= Francis Bland Tucker =

Francis Bland Tucker (January 6, 1895 – January 1, 1984) was an American Bible scholar, priest and hymn writer.

==Early and family life==
Born in Norfolk, Virginia in 1895, Bland Tucker was the youngest of 13 children. His father, the Rev. Beverley Dandridge Tucker, had become rector of historic St. Paul's Church and soon helped establish Colonial Williamsburg, including the St. George Tucker House, named for an ancestor. St. George Tucker (1752–1827) had been a distinguished lawyer, legal scholar, state and federal judge during and after the American Revolutionary War. In fact, both sides of Tucker's family were among the First Families of Virginia. His mother, Anna Maria Washington, was a collateral descendant of the first U.S. president, and one of the last children born at Mount Vernon before it became a museum. Several family members also became priests and missionaries. His eldest brother Henry St. George Tucker (1874–1959) became 19th Presiding Bishop of the Episcopal Church. Beverley Dandridge Tucker Jr. (1882-1969) became bishop of the Episcopal Diocese of Ohio in 1932 (and retired in 1952).

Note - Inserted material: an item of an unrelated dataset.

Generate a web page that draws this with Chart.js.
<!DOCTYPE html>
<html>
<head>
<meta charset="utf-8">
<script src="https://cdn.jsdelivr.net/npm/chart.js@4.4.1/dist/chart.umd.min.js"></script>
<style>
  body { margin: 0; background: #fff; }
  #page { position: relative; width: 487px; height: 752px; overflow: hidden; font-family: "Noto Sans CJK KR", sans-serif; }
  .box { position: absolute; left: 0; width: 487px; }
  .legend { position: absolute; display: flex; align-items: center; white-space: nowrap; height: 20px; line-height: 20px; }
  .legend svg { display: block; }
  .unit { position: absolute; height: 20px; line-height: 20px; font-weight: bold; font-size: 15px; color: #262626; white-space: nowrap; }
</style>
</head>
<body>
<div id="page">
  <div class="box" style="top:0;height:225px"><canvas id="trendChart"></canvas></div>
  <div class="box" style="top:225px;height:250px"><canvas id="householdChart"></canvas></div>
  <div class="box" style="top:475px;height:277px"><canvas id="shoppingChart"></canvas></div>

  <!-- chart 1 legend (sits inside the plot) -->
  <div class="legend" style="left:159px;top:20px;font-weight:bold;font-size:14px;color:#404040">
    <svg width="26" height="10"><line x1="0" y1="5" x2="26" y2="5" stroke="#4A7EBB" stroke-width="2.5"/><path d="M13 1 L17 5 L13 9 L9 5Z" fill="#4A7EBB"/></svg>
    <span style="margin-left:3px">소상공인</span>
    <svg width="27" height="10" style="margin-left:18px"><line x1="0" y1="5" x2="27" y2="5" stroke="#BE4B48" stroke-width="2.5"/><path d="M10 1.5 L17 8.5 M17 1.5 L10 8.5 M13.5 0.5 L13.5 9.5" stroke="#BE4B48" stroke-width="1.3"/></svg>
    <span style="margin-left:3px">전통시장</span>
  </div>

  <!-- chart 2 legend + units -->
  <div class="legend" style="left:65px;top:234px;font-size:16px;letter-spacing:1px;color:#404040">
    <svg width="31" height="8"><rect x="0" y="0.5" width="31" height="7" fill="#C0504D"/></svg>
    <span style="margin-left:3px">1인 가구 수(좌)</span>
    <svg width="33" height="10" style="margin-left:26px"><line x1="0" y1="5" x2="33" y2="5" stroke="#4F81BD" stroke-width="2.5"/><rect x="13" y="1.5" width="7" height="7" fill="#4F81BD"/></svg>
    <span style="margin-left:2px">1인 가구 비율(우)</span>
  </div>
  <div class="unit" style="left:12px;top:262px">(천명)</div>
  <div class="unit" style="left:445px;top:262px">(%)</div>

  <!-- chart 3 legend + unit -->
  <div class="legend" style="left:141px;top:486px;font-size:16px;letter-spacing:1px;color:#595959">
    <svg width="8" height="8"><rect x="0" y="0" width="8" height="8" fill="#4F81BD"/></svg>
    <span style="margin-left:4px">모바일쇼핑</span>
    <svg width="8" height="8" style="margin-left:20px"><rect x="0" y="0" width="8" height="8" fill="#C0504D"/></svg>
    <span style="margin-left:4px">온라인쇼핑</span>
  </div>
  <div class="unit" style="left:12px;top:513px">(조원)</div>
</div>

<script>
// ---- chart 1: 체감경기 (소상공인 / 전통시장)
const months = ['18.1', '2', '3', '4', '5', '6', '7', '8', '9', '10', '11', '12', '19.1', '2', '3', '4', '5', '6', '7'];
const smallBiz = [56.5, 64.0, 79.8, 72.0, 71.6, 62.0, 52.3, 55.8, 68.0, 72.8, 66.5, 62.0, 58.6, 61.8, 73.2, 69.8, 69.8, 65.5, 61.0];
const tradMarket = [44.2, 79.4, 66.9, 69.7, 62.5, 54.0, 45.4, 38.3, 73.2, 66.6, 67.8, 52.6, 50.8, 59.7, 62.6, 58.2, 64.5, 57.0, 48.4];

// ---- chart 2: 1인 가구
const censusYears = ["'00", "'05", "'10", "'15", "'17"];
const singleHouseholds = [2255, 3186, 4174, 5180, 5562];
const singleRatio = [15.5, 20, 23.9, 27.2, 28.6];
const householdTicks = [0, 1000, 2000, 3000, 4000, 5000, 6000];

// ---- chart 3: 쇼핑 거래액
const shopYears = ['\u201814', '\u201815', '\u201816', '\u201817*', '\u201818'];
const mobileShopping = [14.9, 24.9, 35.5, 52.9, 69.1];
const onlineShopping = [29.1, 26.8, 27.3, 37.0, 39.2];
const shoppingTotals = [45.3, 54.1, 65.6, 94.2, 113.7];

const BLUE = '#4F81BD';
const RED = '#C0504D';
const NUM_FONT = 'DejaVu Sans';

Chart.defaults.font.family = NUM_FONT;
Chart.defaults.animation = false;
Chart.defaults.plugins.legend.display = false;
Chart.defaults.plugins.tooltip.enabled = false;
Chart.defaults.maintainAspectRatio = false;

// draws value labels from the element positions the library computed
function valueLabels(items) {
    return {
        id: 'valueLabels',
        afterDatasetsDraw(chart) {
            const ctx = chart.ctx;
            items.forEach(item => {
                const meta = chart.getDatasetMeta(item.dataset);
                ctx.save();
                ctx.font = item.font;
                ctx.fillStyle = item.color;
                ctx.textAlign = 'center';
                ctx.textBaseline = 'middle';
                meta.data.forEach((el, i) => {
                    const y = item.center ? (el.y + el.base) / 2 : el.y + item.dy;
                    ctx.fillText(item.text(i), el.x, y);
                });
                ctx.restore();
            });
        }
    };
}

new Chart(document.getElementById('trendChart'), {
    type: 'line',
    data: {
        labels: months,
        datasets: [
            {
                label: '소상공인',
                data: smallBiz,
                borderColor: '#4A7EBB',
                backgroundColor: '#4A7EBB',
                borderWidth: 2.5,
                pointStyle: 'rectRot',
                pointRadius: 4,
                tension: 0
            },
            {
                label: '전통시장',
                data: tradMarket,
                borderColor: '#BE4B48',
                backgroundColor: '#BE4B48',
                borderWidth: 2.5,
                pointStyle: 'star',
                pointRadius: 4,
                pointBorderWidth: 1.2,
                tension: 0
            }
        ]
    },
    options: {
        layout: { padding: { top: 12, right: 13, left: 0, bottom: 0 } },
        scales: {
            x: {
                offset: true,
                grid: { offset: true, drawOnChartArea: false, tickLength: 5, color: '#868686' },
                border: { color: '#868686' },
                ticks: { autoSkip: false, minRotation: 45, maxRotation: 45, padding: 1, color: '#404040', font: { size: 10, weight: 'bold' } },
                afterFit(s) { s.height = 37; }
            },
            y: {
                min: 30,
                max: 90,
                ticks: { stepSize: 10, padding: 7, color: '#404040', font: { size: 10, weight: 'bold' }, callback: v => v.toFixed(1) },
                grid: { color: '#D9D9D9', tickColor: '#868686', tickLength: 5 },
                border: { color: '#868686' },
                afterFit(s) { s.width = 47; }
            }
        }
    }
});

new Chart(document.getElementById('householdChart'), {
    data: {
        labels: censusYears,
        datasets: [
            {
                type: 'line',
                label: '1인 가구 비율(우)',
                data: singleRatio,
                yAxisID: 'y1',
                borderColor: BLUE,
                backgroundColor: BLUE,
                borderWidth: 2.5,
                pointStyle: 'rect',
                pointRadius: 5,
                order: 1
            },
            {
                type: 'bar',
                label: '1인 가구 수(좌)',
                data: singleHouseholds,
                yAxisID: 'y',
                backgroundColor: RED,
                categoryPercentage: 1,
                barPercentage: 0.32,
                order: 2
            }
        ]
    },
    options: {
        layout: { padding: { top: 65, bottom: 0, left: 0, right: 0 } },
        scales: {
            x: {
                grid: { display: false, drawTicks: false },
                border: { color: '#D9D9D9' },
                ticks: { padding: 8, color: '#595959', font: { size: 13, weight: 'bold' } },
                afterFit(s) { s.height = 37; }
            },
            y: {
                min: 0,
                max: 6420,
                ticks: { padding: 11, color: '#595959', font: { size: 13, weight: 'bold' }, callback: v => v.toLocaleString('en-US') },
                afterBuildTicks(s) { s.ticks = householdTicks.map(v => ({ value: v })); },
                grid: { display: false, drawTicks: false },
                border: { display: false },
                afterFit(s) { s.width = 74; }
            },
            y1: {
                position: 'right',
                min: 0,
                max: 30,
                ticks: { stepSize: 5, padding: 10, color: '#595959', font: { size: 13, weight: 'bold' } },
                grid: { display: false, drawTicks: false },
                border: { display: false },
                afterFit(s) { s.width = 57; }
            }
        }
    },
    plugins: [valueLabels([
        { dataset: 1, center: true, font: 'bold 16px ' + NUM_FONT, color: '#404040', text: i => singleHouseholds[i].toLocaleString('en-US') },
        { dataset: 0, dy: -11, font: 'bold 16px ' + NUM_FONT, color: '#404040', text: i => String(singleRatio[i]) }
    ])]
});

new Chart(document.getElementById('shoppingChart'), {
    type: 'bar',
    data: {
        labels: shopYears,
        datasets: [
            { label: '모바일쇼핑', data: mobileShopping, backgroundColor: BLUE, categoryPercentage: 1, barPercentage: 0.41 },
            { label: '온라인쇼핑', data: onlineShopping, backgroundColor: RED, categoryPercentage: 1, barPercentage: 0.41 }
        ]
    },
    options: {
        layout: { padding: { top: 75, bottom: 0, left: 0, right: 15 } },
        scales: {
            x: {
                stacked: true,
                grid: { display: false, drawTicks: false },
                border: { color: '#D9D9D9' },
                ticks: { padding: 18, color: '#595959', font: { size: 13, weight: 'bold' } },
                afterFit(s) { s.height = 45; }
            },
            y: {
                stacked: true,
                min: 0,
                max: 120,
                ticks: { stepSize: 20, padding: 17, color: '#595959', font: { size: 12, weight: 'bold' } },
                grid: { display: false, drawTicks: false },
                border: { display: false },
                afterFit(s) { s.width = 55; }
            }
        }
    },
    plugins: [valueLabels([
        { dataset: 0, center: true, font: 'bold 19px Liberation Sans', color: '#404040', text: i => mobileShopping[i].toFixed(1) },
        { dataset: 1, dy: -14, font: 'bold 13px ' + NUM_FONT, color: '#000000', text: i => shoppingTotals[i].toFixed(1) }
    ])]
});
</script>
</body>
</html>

F. Bland Tucker attended the University of Virginia and graduated from that institution and the Virginia Theological Seminary. He married Mary (Polly) Goldsborough Laird (1890-1972), daughter of the Rev. Henry Laird of Brookville, Maryland.

==Ministry==
Upon being ordained, the Rev. Bland Tucker served at St. John's Church in Georgetown (Washington, District of Columbia).

Beginning in 1945, he served for 22 years as Rector of Christ Church in Savannah, Georgia, then was named "rector emeritus" and told he could live in the rectory for the rest of his life. A few months after his arrival at Christ Church, Tucker received an offer to become bishop of North Carolina. Although two of his brothers were bishops, he declined, preferring to become a simple parish priest. In 1953, the Forward Movement published More than Conquerors, a collection of Tucker's letters to his congregation, including about his seemingly miraculous recovery from lung cancer while awaiting surgery at Emory University in Atlanta, Georgia.

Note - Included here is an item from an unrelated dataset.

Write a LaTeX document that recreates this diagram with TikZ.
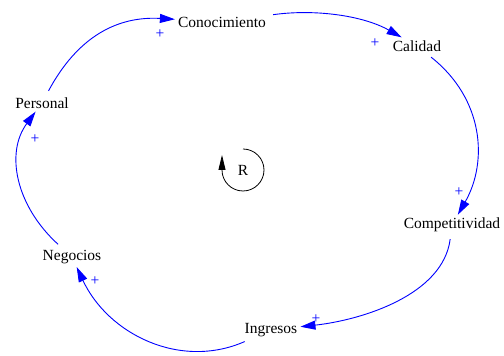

During the Civil Rights controversies relatively early in his Savannah ministry, Tucker refused to condone the practice of white churches excluding people at services for fear of "kneel-ins." Instead, he retorted, "I would not presume to speculate as to why my own parishioners come to church, much less someone I do not know," so Christ Church's doors remained open to any who wished to enter, during his official ministry that ended in 1967, and to the present day.

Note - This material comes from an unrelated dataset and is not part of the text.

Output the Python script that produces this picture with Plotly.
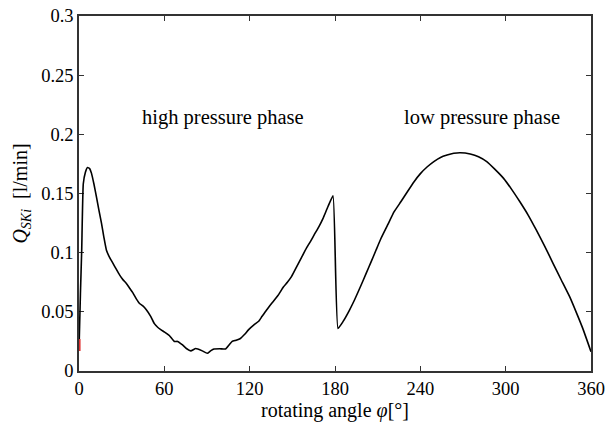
import plotly.graph_objects as go

angle = [0.2, 1.0, 1.9, 3.0, 4.5, 6.0, 7.5, 8.8, 10.5, 12.3, 14.0, 15.8, 17.5, 19.3, 21.5, 23.9,
         26.2, 28.6, 31.0, 33.3, 35.6, 37.9, 40.3, 42.6, 44.9, 47.2, 50.5, 53.0, 55.3, 57.5,
         60.0, 63.5, 67.0, 69.3, 72.8, 75.5, 78.6, 82.1, 86.7, 90.2, 92.5, 94.9, 99.0,
         103.0, 105.5, 107.7, 110.5, 113.5, 116.5, 119.3, 123.0, 126.3, 128.6, 131.0, 134.0,
         136.7, 140.0, 143.7, 146.5, 149.5, 153.0, 156.5, 160.0, 163.0, 165.8, 168.7,
         171.6, 175.1, 178.6, 182.1, 185.6, 190.2, 193.7, 198.4, 201.9, 205.3, 208.8, 212.3,
         217.0, 221.6, 226.3, 230.9, 235.6, 240.2, 244.9, 249.5, 254.2, 258.8, 263.5, 268.1,
         275.1, 280.9, 286.7, 292.5, 298.4, 304.2, 310.0, 315.8, 321.6, 327.4, 333.3, 339.1,
         344.9, 349.5, 354.2, 360.0]
flow = [0.027, 0.065, 0.102, 0.158, 0.168, 0.172, 0.171, 0.167, 0.158, 0.147, 0.136, 0.125,
        0.113, 0.102, 0.096, 0.091, 0.086, 0.081, 0.077, 0.074, 0.070, 0.066, 0.061, 0.057,
        0.055, 0.052, 0.046, 0.040, 0.037, 0.035, 0.033, 0.030, 0.025, 0.025, 0.022, 0.019,
        0.017, 0.019, 0.017, 0.015, 0.017, 0.0186, 0.0188, 0.0186, 0.022, 0.025, 0.026,
        0.0275, 0.031, 0.035, 0.039, 0.042, 0.046, 0.050, 0.055, 0.059, 0.064, 0.071, 0.075,
        0.080, 0.088, 0.096, 0.104, 0.110, 0.116, 0.122, 0.129, 0.139, 0.148, 0.036, 0.0417,
        0.0515, 0.060, 0.0727, 0.0825, 0.092, 0.102, 0.112, 0.1234, 0.1346, 0.143, 0.1515,
        0.160, 0.167, 0.1726, 0.177, 0.1805, 0.1825, 0.184, 0.1845, 0.1834, 0.1811, 0.177,
        0.1704, 0.163, 0.1535, 0.143, 0.1318, 0.119, 0.1056, 0.091, 0.0769, 0.063, 0.050,
        0.036, 0.0163]

red_angle = [0.4, 0.4]
red_flow = [0.017, 0.027]

x_ticks = [0, 60, 120, 180, 240, 300, 360]
y_ticks = [0, 0.05, 0.1, 0.15, 0.2, 0.25, 0.3]
y_ticktext = ["0", "0.05", "0.1", "0.15", "0.2", "0.25", "0.3"]

font_family = "Liberation Serif, Times New Roman, serif"

fig = go.Figure()
fig.add_trace(go.Scatter(x=angle, y=flow, mode="lines", line_shape="spline",
                         line=dict(color="black", width=1.6, smoothing=0.4), showlegend=False))
fig.add_trace(go.Scatter(x=red_angle, y=red_flow, mode="lines", cliponaxis=False,
                         line=dict(color="#e03030", width=2), showlegend=False))

fig.add_annotation(x=0.282, y=0.713, xref="paper", yref="paper", xanchor="center",
                   yanchor="middle", text="high pressure phase", showarrow=False,
                   font=dict(family=font_family, size=20.5, color="black"))
fig.add_annotation(x=0.787, y=0.713, xref="paper", yref="paper", xanchor="center",
                   yanchor="middle", text="low pressure phase", showarrow=False,
                   font=dict(family=font_family, size=20.5, color="black"))

axis_common = dict(showgrid=False, zeroline=False, showline=True, linecolor="#333333",
                   linewidth=1.5, mirror="ticks", ticks="inside", ticklen=5, tickwidth=1,
                   tickcolor="#333333", ticklabeloverflow="allow", automargin=False,
                   layer="below traces",
                   tickfont=dict(family=font_family, size=18.5, color="black"))

fig.update_layout(
    width=605, height=426,
    margin=dict(l=79, r=14, t=16, b=55),
    paper_bgcolor="white", plot_bgcolor="white",
    xaxis=dict(range=[0, 360], tickvals=x_ticks,
               title=dict(text="rotating angle <i>φ</i>[°]", standoff=2,
                          font=dict(family=font_family, size=20, color="black")),
               **axis_common),
    yaxis=dict(range=[0, 0.3], tickvals=y_ticks, ticktext=y_ticktext,
               title=dict(text="<i>Q</i><sub><i>SKi</i></sub>  [l/min]", standoff=8,
                          font=dict(family=font_family, size=20, color="black")),
               **axis_common),
)

fig.write_html("out.html")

Although Tucker quipped that he preferred the 1892 version of the Book of Common Prayer, which he learned in his youth, and was well aware of the controversies that accompanied adoption of the 1928 version, he became a theological advisor to the commission that produced the 1979 Book of Common Prayer.

Bland Tucker also served on the two commissions, forty-two years apart, that revised hymnals of the Episcopal Church, and in his later years wrote hymns and translated others from Greek. The 1982 Episcopal Convention overwhelmingly approved the revised Hymnal which includes 17 of Tucker's contributions. Among these are the texts, Oh, Gracious Light (Hymns 25–26), Father, We Thank Thee Who Hast Planted (Hymns 302–303), and his original text, Our Father, by Whose Name (Hymn 587). Only John Mason Neale is credited with more items in the 1982 Hymnal.

==Death and legacy==
F. Bland Tucker died on New Year's Day, 1984. Bishop Reeves conducted the funeral (which featured many hymns that Tucker had composed) and noted his friend's passing as the "end of an era." Tucker was buried at Savannah's historic Bonaventure Cemetery beside his beloved wife, whom he had survived for a dozen years. In 1999, the Rt. Rev. Henry I. Louttit, who had become the Bishop of Georgia, placed Tucker on a list of local saints remembered in the diocese.